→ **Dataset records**
◇ ◇ ◇ ◇ ◇ ◇ ◇

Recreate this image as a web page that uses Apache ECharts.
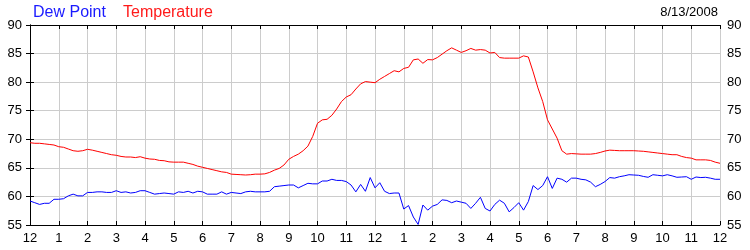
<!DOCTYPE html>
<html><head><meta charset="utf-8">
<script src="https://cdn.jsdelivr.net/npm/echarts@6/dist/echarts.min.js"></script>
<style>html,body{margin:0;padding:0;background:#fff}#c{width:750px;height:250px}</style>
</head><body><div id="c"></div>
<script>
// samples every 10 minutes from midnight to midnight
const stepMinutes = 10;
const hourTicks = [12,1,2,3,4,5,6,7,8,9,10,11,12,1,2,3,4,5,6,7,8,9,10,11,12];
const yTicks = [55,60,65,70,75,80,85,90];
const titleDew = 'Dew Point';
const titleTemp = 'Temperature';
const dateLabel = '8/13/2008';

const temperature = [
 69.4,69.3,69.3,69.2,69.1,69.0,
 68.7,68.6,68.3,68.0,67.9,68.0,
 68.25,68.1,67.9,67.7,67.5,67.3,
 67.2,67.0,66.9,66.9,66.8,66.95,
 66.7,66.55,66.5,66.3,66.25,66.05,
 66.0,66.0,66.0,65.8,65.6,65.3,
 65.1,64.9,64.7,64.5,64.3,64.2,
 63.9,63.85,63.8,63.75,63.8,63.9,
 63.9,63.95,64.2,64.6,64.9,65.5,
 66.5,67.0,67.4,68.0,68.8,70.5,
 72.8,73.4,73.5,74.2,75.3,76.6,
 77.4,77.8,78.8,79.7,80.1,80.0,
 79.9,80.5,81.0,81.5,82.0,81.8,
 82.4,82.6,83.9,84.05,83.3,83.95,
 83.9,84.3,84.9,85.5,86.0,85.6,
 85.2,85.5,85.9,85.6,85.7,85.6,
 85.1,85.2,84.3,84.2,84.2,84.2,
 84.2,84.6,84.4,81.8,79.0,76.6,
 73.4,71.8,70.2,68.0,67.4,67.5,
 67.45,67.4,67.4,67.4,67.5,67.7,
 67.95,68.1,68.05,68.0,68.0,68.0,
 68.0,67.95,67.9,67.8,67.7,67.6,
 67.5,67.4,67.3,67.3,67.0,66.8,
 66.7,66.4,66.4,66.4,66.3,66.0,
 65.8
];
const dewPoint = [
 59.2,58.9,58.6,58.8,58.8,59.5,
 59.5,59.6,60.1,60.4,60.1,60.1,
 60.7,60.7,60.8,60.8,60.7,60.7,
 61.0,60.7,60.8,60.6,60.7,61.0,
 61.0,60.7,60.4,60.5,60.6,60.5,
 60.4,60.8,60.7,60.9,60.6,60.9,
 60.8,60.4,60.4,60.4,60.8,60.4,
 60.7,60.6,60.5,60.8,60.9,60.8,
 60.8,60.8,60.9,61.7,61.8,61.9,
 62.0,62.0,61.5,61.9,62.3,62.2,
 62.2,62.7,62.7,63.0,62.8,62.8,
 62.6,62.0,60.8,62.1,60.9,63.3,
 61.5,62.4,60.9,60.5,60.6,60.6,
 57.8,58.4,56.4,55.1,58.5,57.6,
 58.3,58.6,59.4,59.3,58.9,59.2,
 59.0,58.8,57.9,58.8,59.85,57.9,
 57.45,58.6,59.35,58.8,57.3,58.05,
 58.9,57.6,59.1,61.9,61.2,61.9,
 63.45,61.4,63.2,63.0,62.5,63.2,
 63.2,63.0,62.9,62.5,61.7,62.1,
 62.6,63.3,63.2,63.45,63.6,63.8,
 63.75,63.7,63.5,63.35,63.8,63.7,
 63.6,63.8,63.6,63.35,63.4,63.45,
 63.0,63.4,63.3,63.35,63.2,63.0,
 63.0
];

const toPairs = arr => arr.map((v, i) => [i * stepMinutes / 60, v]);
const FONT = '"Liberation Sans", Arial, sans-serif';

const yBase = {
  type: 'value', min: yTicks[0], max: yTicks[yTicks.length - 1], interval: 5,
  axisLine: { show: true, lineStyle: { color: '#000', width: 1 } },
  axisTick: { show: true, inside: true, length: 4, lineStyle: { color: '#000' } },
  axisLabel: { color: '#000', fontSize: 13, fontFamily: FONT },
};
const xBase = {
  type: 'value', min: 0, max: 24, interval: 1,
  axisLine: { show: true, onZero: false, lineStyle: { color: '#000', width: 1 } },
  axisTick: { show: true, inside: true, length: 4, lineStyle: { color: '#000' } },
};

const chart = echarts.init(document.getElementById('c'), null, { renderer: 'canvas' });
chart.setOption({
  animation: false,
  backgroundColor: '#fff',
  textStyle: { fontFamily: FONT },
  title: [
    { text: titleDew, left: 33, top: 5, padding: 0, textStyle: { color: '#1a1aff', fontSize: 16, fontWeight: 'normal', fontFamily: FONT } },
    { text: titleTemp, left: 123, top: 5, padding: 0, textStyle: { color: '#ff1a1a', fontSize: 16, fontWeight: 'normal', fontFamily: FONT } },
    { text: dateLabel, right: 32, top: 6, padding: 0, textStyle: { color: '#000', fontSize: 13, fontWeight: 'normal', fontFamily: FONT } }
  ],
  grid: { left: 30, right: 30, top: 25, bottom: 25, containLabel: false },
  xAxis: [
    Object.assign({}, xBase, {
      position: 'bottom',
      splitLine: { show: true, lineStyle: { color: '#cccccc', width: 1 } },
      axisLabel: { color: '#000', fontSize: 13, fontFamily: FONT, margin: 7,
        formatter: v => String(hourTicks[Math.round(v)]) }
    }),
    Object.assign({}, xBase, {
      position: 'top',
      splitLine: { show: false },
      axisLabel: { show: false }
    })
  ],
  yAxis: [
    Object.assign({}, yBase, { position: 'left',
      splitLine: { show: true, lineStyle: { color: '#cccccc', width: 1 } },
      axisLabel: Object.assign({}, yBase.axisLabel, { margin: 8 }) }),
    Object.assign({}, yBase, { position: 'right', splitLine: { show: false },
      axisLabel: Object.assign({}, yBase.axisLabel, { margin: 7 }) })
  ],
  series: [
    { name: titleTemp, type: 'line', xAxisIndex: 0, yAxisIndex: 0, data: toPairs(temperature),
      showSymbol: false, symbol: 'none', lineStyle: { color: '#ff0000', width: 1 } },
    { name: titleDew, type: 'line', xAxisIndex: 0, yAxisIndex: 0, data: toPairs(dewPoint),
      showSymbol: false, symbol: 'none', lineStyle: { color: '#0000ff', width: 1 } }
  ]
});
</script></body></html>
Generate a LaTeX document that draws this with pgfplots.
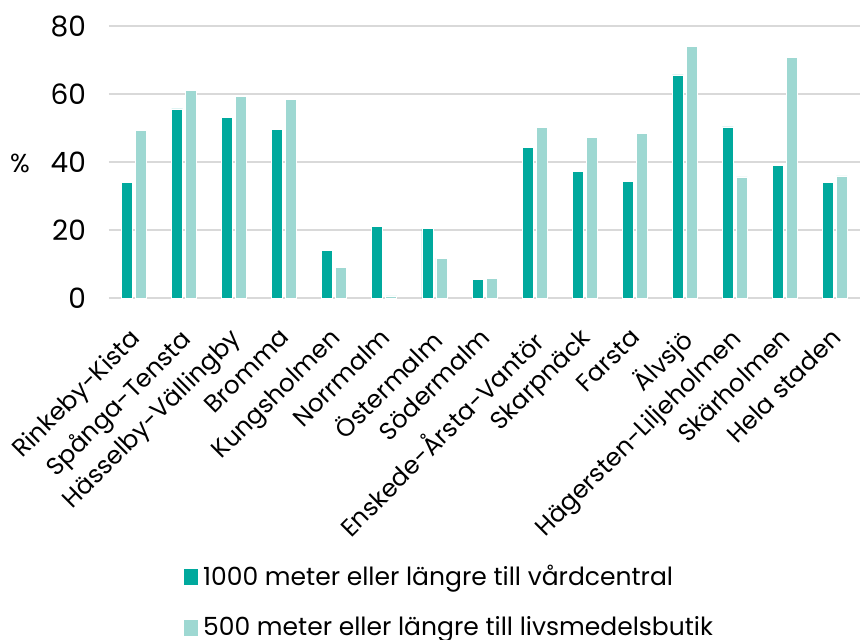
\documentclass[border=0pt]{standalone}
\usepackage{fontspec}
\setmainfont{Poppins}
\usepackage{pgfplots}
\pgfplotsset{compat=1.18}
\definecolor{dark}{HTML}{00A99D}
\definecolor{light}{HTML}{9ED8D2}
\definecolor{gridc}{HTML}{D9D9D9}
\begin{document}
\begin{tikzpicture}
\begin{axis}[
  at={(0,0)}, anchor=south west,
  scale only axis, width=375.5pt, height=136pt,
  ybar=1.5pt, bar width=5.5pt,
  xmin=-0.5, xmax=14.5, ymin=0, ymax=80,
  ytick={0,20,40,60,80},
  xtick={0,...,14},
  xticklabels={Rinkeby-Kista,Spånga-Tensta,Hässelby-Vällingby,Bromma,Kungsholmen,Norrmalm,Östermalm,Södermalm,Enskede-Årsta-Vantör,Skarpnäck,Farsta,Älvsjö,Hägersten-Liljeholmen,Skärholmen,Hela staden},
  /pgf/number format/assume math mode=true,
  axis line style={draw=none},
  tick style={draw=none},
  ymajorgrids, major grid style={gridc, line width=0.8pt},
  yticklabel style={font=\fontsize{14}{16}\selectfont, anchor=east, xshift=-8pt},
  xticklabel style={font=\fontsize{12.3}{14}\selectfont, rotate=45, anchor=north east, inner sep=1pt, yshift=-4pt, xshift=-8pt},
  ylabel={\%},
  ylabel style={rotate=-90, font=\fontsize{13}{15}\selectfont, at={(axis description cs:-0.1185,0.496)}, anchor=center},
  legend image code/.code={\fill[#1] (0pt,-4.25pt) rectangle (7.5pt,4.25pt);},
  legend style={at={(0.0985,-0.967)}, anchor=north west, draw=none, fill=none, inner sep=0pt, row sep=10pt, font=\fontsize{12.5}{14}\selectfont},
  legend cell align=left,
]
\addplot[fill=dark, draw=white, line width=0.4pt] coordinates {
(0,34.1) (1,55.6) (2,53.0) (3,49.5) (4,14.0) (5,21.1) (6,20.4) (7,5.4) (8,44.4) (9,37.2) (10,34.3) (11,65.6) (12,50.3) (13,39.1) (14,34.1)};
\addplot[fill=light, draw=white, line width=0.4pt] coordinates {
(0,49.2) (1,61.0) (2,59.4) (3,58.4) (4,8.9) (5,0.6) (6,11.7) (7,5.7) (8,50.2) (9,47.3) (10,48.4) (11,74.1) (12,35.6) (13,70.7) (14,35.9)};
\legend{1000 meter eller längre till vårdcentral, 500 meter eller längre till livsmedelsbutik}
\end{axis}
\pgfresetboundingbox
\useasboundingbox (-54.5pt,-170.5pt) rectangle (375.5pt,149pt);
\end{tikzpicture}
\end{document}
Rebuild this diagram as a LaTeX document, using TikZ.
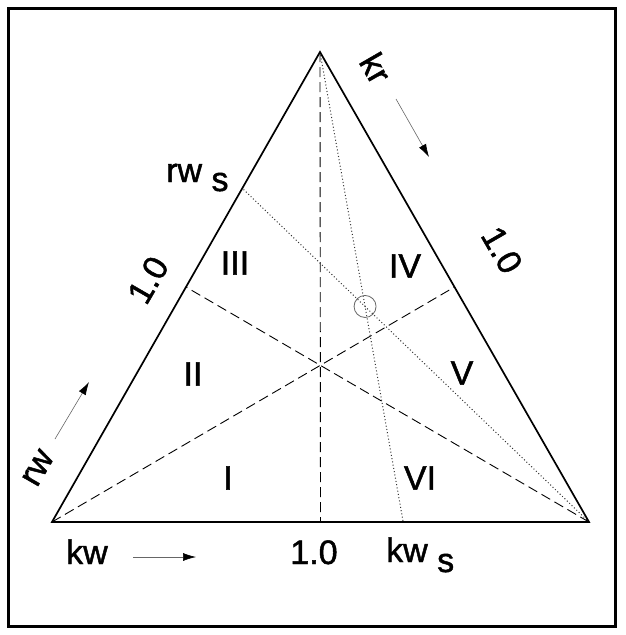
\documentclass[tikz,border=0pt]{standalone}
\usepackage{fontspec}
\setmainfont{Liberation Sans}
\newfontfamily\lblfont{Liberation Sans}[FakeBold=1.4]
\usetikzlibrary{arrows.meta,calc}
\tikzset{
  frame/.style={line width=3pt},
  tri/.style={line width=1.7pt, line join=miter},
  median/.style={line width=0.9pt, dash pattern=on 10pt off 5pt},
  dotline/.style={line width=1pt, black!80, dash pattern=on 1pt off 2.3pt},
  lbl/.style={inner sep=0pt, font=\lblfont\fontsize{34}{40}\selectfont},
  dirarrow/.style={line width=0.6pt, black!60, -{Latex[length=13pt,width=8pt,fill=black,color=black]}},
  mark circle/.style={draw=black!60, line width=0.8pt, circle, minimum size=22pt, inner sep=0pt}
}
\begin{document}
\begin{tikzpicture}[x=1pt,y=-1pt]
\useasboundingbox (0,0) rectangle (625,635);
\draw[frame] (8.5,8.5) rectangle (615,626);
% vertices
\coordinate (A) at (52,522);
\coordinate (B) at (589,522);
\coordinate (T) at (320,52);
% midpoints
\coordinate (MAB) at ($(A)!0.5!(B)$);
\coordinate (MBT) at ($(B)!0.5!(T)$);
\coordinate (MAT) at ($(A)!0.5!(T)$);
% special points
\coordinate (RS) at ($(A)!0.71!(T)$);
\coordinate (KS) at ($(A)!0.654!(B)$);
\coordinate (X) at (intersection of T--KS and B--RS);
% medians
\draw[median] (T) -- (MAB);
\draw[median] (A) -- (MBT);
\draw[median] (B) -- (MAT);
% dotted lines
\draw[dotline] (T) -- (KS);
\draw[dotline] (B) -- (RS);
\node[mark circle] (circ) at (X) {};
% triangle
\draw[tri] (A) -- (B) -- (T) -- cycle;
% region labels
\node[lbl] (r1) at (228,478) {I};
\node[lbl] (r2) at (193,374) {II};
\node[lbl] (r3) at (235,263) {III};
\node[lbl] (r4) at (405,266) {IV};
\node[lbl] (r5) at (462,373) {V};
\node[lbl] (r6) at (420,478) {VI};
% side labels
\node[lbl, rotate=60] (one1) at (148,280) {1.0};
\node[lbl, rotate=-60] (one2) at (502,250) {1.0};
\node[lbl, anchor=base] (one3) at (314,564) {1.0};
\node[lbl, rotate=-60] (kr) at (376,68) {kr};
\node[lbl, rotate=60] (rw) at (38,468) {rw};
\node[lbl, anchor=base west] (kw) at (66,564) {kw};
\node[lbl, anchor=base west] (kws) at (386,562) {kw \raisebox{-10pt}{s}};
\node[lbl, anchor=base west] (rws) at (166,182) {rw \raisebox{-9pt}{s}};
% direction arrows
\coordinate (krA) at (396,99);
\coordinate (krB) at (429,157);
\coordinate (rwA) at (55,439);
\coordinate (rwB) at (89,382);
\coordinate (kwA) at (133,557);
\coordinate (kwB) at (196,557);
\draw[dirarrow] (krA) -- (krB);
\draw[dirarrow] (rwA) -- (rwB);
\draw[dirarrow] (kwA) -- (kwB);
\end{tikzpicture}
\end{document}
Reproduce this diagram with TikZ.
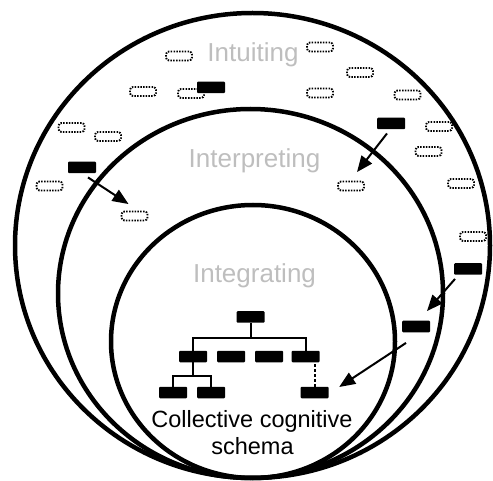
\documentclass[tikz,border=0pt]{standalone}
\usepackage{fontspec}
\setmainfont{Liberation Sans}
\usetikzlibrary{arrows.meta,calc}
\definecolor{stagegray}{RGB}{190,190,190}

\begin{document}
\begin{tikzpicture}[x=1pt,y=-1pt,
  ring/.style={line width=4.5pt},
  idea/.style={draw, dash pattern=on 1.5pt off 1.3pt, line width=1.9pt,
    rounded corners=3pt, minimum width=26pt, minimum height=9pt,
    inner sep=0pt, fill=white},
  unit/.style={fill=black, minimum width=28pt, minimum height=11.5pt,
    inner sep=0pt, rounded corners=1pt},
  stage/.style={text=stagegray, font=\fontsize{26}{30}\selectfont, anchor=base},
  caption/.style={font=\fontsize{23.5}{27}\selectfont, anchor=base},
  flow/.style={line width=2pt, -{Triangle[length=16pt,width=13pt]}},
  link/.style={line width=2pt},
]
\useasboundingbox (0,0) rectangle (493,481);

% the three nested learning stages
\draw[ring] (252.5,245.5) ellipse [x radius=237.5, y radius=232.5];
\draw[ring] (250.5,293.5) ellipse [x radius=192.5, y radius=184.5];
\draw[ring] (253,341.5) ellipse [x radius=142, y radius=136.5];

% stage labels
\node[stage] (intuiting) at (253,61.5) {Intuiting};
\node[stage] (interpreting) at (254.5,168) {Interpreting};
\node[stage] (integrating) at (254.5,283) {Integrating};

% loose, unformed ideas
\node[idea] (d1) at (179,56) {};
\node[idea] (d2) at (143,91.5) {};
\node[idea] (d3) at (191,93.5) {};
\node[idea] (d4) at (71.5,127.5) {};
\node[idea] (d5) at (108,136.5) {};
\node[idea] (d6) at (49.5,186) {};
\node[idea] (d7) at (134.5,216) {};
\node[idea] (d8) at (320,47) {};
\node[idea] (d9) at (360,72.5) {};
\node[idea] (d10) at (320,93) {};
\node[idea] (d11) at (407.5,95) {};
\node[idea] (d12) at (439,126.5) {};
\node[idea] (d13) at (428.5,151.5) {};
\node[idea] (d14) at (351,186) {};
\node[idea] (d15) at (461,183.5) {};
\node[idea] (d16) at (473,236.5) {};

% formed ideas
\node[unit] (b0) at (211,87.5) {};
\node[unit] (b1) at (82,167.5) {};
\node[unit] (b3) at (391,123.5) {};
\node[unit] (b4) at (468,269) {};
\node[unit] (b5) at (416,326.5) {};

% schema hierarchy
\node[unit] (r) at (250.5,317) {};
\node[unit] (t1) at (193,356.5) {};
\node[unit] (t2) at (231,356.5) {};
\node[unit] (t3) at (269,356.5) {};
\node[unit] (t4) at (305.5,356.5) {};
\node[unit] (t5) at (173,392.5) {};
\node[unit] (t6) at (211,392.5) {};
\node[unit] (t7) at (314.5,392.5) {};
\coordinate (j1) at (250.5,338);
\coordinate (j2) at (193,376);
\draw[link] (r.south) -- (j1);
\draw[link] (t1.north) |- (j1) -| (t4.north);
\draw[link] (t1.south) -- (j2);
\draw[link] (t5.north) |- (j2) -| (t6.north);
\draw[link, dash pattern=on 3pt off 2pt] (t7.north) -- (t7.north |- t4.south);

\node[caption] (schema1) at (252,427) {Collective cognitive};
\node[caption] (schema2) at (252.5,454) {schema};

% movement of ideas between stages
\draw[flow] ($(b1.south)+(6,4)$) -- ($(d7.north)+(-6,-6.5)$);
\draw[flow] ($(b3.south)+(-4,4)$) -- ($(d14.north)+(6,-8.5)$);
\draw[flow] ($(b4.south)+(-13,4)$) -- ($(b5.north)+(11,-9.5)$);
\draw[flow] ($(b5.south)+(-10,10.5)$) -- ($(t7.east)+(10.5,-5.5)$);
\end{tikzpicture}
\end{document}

◇ ◇ ◇ ◇ ◇ ◇ ◇

Return the material line for line, from its beginning to the line that contains "const dateLabel = '8/13/2008';", with the pictures left out.

→ **TASK SOLUTION**
Recreate this image as a web page that uses Apache ECharts.
<!DOCTYPE html>
<html><head><meta charset="utf-8">
<script src="https://cdn.jsdelivr.net/npm/echarts@6/dist/echarts.min.js"></script>
<style>html,body{margin:0;padding:0;background:#fff}#c{width:750px;height:250px}</style>
</head><body><div id="c"></div>
<script>
// samples every 10 minutes from midnight to midnight
const stepMinutes = 10;
const hourTicks = [12,1,2,3,4,5,6,7,8,9,10,11,12,1,2,3,4,5,6,7,8,9,10,11,12];
const yTicks = [55,60,65,70,75,80,85,90];
const titleDew = 'Dew Point';
const titleTemp = 'Temperature';
const dateLabel = '8/13/2008';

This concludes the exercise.